What is life? An evening with Sir Paul Nurse
Sir Paul Nurse delivers an RSE signature event, considering the question ‘What is life?’ by discussing five great ideas of biology.
Nobel prize-winner, Sir Paul Nurse has spent his scientific career revealing the inner workings of living cells. In his recent bestselling book, he takes on the challenge of engaging with potentially the most important question in science: ‘What is life?’
Exploring five great ideas that underpin biology – the cell, the gene, evolution by natural selection, life as chemistry, and life as information – Sir Paul Nurse sets a course towards formulating a definition of life.
You are invited to join this distinguished RSE signature lecture to delve into the contents and concepts in this acclaimed book with Sir Paul Nurse.
Embark on a journey that spans microbiology, chemistry, physics, zoology, and philosophy as we grapple with this profound question.

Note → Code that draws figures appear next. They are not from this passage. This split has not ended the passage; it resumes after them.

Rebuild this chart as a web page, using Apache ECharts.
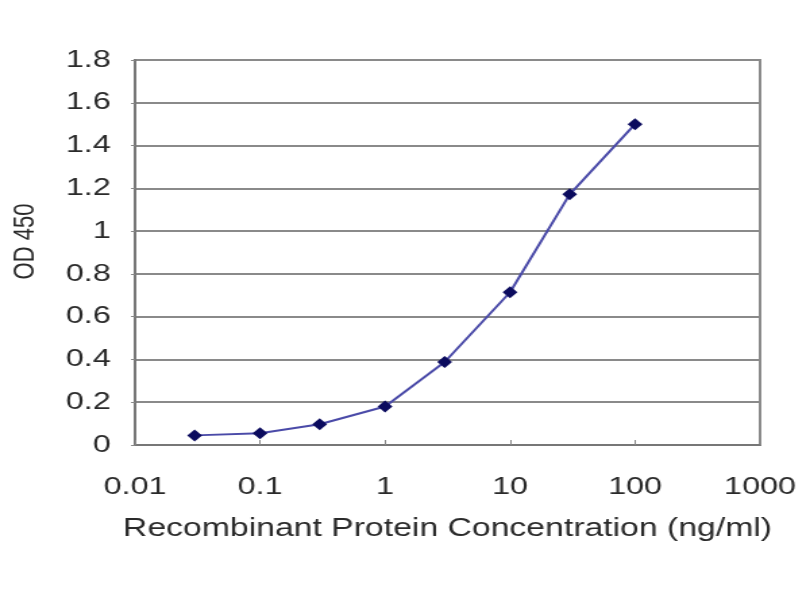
<!DOCTYPE html>
<html>
<head>
<meta charset="utf-8">
<script src="https://cdn.jsdelivr.net/npm/echarts@6/dist/echarts.min.js"></script>
<style>
html,body{margin:0;padding:0;background:#fff;overflow:hidden}
#wrap{width:800px;height:600px;overflow:hidden}
#c{width:592.6px;height:600px;transform:scaleX(1.35);transform-origin:0 0}
</style>
</head>
<body>
<div id="wrap"><div id="c"></div></div>
<script>
var concentrations = [0.03, 0.1, 0.3, 1, 3, 10, 30, 100];
var odValues = [0.045, 0.055, 0.097, 0.18, 0.388, 0.714, 1.172, 1.50];
var xTickLabels = ['0.01', '0.1', '1', '10', '100', '1000'];
var yTickLabels = ['0', '0.2', '0.4', '0.6', '0.8', '1', '1.2', '1.4', '1.6', '1.8'];

var chart = echarts.init(document.getElementById('c'));
var pts = concentrations.map(function (c, i) { return [c, odValues[i]]; });
var font = 'Liberation Sans, Arial, sans-serif';
chart.setOption({
  animation: false,
  grid: { left: 96, right: 30, top: 60, bottom: 155, show: true, borderColor: '#8a8a8a', borderWidth: 2, backgroundColor: '#fff' },
  xAxis: {
    type: 'log', logBase: 10, min: 0.01, max: 1000,
    name: 'Recombinant Protein Concentration (ng/ml)',
    nameLocation: 'middle', nameGap: 72,
    nameTextStyle: { fontFamily: font, fontSize: 25, color: '#2a2a2a' },
    axisLine: { lineStyle: { color: '#777', width: 2 } },
    axisTick: { inside: true, length: 5, lineStyle: { color: '#888' } },
    splitLine: { show: false },
    minorTick: { show: false },
    axisLabel: {
      fontFamily: font, fontSize: 24, color: '#2a2a2a', margin: 30,
      formatter: function (v) {
        var e = Math.round(Math.log10(v)) + 2;
        return xTickLabels[e] !== undefined ? xTickLabels[e] : '';
      }
    }
  },
  yAxis: {
    type: 'value', min: 0, max: 1.8, interval: 0.2,
    name: 'OD 450', nameLocation: 'middle', nameGap: 70,
    nameTextStyle: { fontFamily: font, fontSize: 22, color: '#2a2a2a', padding: [0, 0, 0, 22] },
    axisLine: { show: true, lineStyle: { color: '#777', width: 2 } },
    axisTick: { show: true, length: 3, lineStyle: { color: '#888' } },
    splitLine: { lineStyle: { color: '#8a8a8a', width: 2 } },
    axisLabel: {
      fontFamily: font, fontSize: 24, color: '#2a2a2a', margin: 18,
      formatter: function (v) {
        var i = Math.round(v / 0.2);
        return yTickLabels[i];
      }
    }
  },
  series: [{
    type: 'line',
    data: pts,
    symbol: 'diamond',
    symbolSize: [11, 12],
    lineStyle: { color: '#4a4aa8', width: 2 },
    itemStyle: { color: '#0b0b5e', borderWidth: 0 }
  }]
});
</script>
</body>
</html>
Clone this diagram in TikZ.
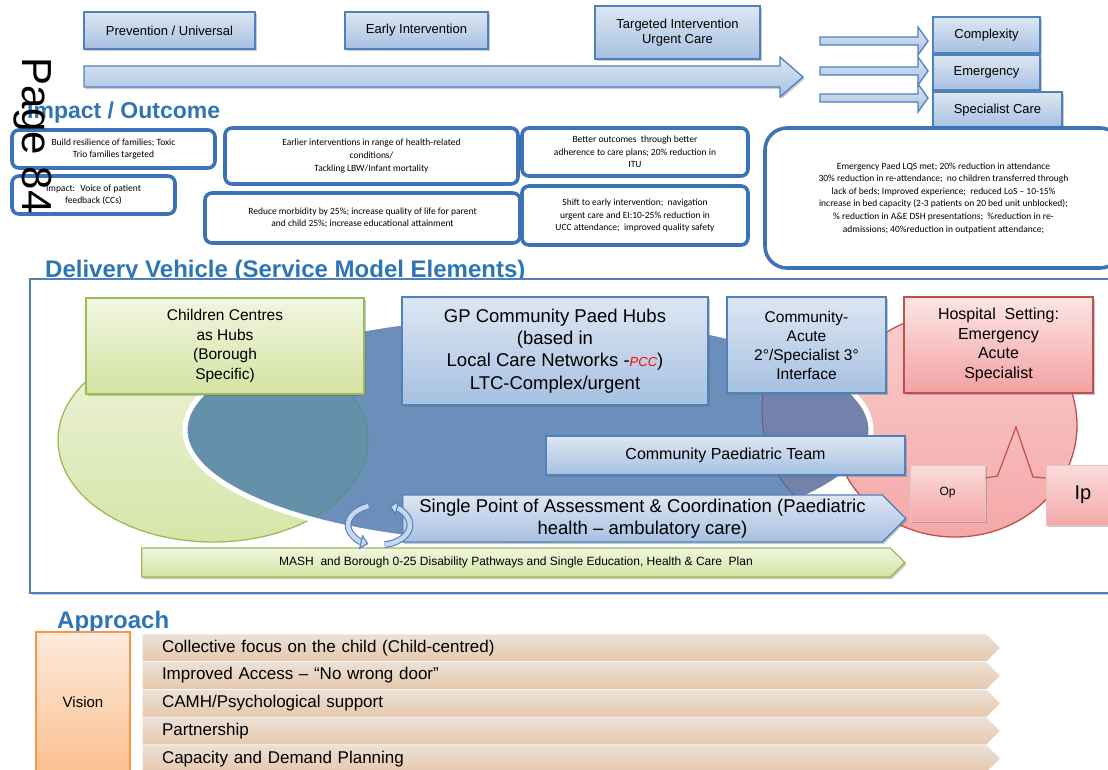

All are welcome to the RSE’s signature events, designed to educate and encourage new thinking, ideas and conversations. This event aims to amplify the RSE’s mission of ‘knowledge made useful’ by enhancing our understanding of national and global scientific, cultural and economic topics.

SPEAKER
Sir Paul Nurse OM CH FRS FRSE
Director, Francis Crick Institute
Paul Nurse is a geneticist and cell biologist who works on how the eukaryotic cell cycle is controlled. His major work has been on the cyclin dependent protein kinases and how they regulate cell reproduction. He is Director of the Francis Crick Institute in London, Chancellor of the University of Bristol, and has served as President of the Royal Society, Chief Executive of Cancer Research UK and President of Rockefeller University. He shared the 2001 Nobel Prize in Physiology or Medicine and has received the Albert Lasker Award, the Gairdner Award, the Louis Jeantet Prize and the Royal Society’s Royal and Copley Medals. He was knighted in 1999 made a Companion of Honour and awarded the Order of Merit in 2022 for services to science and medicine in the UK and abroad, received the Legion d’honneur in 2003 from France, and the Order of the Rising Sun in 2018 from Japan. He served for 15 years on the UK Council of Science and Technology, advising the Prime Minister and Cabinet, and was a Chief Scientific Advisor for the European Union. In 2020 he wrote “What is Life” which has been published in 22 countries. Paul flies gliders and vintage aeroplanes and has been a qualified bush pilot. He also likes the theatre, hill-walking, going to museums and art galleries, and running very slowly.

CHAIR
Professor Sir Adrian Bird FRS FRSE
Buchanan Chair of Genetics at the University of Edinburgh
Adrian Bird holds the Buchanan Chair of Genetics at the University of Edinburgh. After obtaining his PhD in Edinburgh and postdoctoral experience at Yale and Zurich universities, he joined an MRC Unit and later moved to Vienna, returning to Edinburgh in 1990. His research focuses on DNA methylation and other epigenetic processes, including the molecular mechanisms underlying neurological disorders and their potential reversibility.